Sift the listing for lines that hold the string "chart" and pull them out.
## start Dataset section
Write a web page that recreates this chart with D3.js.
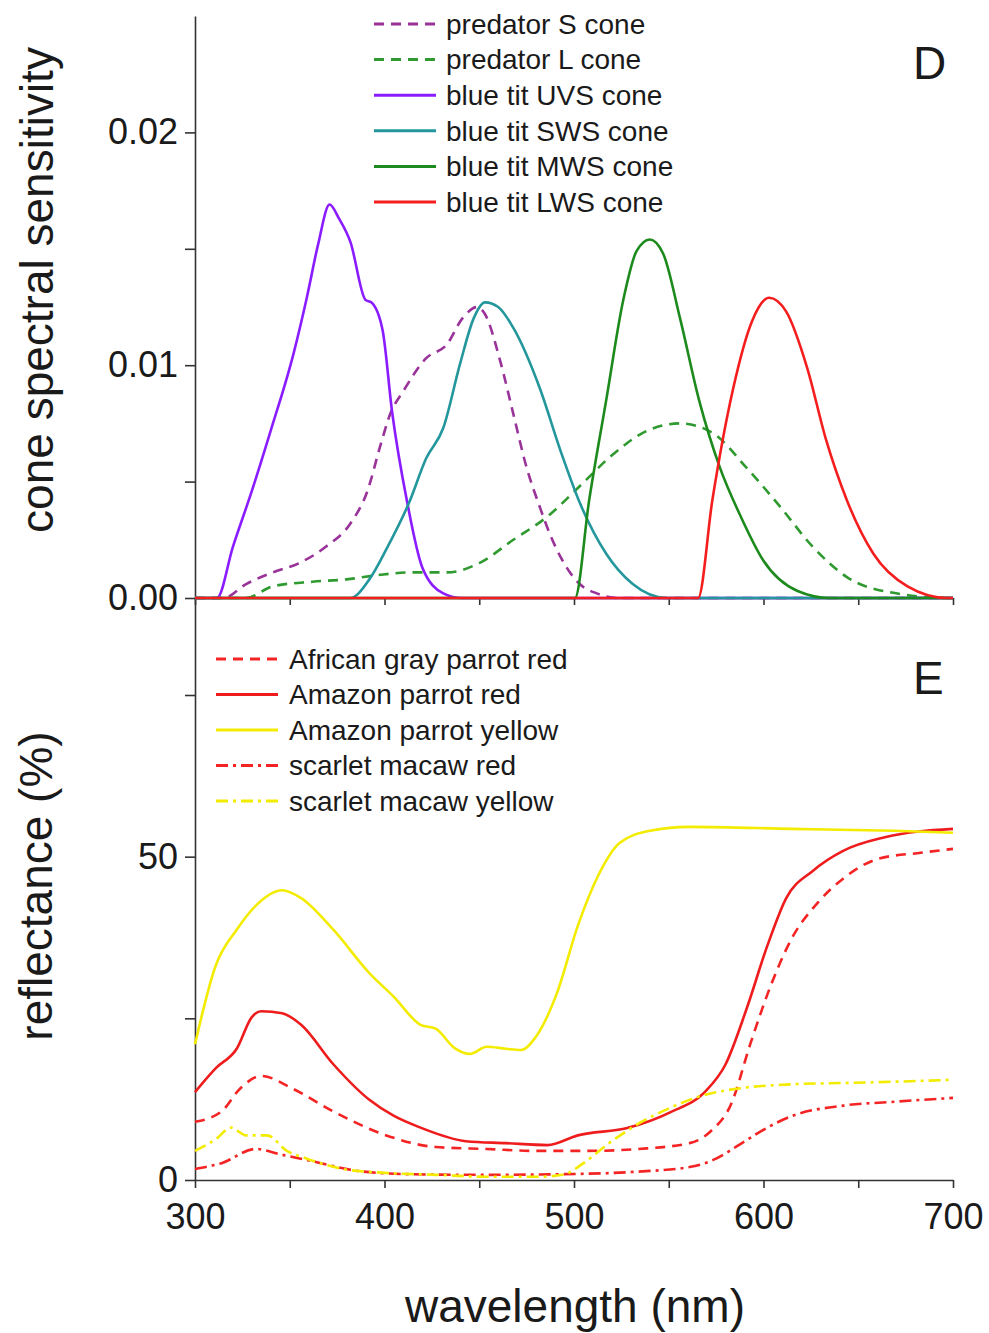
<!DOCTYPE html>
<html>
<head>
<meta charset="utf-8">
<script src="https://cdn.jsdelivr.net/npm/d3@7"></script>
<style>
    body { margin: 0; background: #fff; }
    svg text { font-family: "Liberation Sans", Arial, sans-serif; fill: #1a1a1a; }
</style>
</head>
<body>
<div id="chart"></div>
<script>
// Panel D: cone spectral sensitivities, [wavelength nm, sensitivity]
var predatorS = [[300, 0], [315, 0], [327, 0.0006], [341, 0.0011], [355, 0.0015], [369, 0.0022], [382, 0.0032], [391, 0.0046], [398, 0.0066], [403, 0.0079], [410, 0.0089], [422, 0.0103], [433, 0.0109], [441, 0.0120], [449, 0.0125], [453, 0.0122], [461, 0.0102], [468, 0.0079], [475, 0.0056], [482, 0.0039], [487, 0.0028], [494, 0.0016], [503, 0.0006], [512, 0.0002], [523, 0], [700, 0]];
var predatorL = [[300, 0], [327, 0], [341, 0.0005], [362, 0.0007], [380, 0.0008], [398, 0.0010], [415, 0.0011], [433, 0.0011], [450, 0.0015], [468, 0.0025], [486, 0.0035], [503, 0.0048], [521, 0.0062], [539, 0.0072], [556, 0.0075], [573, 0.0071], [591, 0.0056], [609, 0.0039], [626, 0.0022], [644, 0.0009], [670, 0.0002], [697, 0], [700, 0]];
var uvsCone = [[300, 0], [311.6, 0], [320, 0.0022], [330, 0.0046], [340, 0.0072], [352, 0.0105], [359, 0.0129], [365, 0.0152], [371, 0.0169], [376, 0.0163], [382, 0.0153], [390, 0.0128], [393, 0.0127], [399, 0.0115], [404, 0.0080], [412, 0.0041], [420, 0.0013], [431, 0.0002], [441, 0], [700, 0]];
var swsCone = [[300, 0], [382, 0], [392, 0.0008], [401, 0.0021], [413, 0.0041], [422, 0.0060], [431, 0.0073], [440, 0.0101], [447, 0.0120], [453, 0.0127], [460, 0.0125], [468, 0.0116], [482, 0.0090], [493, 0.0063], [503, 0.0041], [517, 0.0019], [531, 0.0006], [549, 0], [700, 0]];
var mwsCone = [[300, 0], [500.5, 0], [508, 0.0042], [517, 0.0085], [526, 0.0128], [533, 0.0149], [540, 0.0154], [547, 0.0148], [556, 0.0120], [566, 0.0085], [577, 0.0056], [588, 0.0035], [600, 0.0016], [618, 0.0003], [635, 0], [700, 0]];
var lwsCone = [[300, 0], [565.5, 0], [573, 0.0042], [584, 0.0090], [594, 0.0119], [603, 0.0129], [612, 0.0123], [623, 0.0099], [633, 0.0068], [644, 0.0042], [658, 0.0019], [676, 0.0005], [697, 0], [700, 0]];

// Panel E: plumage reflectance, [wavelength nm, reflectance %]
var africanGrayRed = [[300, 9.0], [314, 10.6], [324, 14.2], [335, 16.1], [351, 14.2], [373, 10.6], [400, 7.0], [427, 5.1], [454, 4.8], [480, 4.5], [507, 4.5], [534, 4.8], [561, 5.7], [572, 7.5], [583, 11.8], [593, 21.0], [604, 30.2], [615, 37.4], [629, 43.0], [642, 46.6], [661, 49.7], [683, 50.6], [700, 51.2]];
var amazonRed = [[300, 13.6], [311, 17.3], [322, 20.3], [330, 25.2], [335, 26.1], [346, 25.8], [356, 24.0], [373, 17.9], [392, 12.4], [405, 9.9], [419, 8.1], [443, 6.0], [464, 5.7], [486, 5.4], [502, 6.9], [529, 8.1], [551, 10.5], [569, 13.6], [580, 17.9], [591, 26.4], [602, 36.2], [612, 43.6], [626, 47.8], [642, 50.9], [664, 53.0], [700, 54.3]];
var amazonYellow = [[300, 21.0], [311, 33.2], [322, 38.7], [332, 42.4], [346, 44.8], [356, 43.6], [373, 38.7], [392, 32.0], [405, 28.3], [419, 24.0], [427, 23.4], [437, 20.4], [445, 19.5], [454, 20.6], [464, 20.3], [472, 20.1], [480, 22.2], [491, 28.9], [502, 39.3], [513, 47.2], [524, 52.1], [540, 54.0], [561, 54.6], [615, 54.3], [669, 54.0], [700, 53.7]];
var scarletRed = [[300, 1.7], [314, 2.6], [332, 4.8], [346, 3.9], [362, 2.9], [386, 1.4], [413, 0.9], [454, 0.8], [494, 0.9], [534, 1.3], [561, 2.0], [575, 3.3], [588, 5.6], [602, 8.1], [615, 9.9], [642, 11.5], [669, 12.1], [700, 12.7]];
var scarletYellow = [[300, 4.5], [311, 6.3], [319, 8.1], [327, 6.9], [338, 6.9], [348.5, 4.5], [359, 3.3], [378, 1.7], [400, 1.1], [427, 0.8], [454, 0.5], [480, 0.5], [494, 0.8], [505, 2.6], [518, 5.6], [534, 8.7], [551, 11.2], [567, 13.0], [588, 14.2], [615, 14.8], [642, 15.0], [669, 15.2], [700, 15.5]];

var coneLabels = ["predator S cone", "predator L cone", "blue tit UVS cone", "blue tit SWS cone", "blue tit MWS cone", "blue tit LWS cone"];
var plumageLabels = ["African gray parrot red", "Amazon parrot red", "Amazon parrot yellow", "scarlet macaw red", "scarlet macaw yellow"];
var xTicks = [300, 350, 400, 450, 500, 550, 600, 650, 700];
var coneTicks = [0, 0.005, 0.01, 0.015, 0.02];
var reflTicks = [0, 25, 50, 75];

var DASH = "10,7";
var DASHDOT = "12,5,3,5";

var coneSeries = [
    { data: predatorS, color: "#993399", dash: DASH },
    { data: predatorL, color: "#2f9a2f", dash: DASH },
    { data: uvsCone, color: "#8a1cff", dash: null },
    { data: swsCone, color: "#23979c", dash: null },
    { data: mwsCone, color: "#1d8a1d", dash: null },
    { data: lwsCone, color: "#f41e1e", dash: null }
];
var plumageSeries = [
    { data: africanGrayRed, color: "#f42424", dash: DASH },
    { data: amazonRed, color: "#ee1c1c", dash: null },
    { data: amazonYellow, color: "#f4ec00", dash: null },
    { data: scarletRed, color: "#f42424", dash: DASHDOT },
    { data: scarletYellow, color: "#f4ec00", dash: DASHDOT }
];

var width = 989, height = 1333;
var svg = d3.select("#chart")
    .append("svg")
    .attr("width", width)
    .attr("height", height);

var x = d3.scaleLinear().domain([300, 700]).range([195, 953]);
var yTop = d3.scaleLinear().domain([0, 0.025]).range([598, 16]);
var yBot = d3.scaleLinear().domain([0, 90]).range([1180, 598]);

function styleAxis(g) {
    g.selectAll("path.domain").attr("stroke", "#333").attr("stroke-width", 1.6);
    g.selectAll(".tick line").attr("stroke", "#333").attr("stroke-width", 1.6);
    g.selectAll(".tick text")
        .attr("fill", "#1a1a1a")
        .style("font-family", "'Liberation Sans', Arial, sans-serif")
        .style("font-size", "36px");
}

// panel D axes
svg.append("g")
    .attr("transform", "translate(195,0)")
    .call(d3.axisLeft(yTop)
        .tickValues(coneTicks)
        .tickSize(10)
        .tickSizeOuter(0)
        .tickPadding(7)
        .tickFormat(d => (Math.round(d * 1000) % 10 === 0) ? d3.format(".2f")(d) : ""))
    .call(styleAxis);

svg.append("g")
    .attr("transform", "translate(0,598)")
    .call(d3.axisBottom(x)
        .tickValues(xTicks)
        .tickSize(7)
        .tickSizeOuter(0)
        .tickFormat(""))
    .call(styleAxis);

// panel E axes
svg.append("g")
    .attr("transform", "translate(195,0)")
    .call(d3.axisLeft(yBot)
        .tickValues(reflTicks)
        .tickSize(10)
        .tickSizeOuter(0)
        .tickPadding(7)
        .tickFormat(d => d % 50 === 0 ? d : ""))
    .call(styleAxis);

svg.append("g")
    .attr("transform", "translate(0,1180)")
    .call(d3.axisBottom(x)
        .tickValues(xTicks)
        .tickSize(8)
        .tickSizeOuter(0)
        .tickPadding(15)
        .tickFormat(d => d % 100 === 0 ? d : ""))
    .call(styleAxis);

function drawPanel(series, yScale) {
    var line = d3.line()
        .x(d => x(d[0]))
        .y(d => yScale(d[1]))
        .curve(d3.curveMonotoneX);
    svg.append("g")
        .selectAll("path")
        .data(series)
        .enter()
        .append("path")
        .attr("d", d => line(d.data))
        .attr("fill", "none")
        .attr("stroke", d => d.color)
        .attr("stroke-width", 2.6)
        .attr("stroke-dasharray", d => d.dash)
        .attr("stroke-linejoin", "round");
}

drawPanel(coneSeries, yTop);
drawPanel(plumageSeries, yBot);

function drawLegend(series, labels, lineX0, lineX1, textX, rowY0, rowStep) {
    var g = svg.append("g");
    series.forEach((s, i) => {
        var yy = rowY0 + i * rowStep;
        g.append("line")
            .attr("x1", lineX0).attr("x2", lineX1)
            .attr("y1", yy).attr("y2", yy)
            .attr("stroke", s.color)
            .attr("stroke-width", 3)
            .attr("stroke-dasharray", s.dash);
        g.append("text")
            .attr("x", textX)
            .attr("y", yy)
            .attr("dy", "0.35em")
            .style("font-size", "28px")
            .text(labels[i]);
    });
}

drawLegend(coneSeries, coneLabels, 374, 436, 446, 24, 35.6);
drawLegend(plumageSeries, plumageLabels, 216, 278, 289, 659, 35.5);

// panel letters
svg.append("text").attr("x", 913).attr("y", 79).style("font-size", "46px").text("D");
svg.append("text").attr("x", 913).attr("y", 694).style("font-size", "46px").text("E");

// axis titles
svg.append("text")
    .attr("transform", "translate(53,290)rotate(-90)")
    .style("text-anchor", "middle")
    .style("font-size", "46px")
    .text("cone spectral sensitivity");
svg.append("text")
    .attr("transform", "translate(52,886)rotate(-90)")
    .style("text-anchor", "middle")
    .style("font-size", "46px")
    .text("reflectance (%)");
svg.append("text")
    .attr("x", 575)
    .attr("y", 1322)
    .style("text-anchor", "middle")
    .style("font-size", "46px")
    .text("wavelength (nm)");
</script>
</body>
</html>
## end Dataset section
**Response for this exercise**
Write a web page that recreates this chart with D3.js.
<div id="chart"></div>
var svg = d3.select("#chart")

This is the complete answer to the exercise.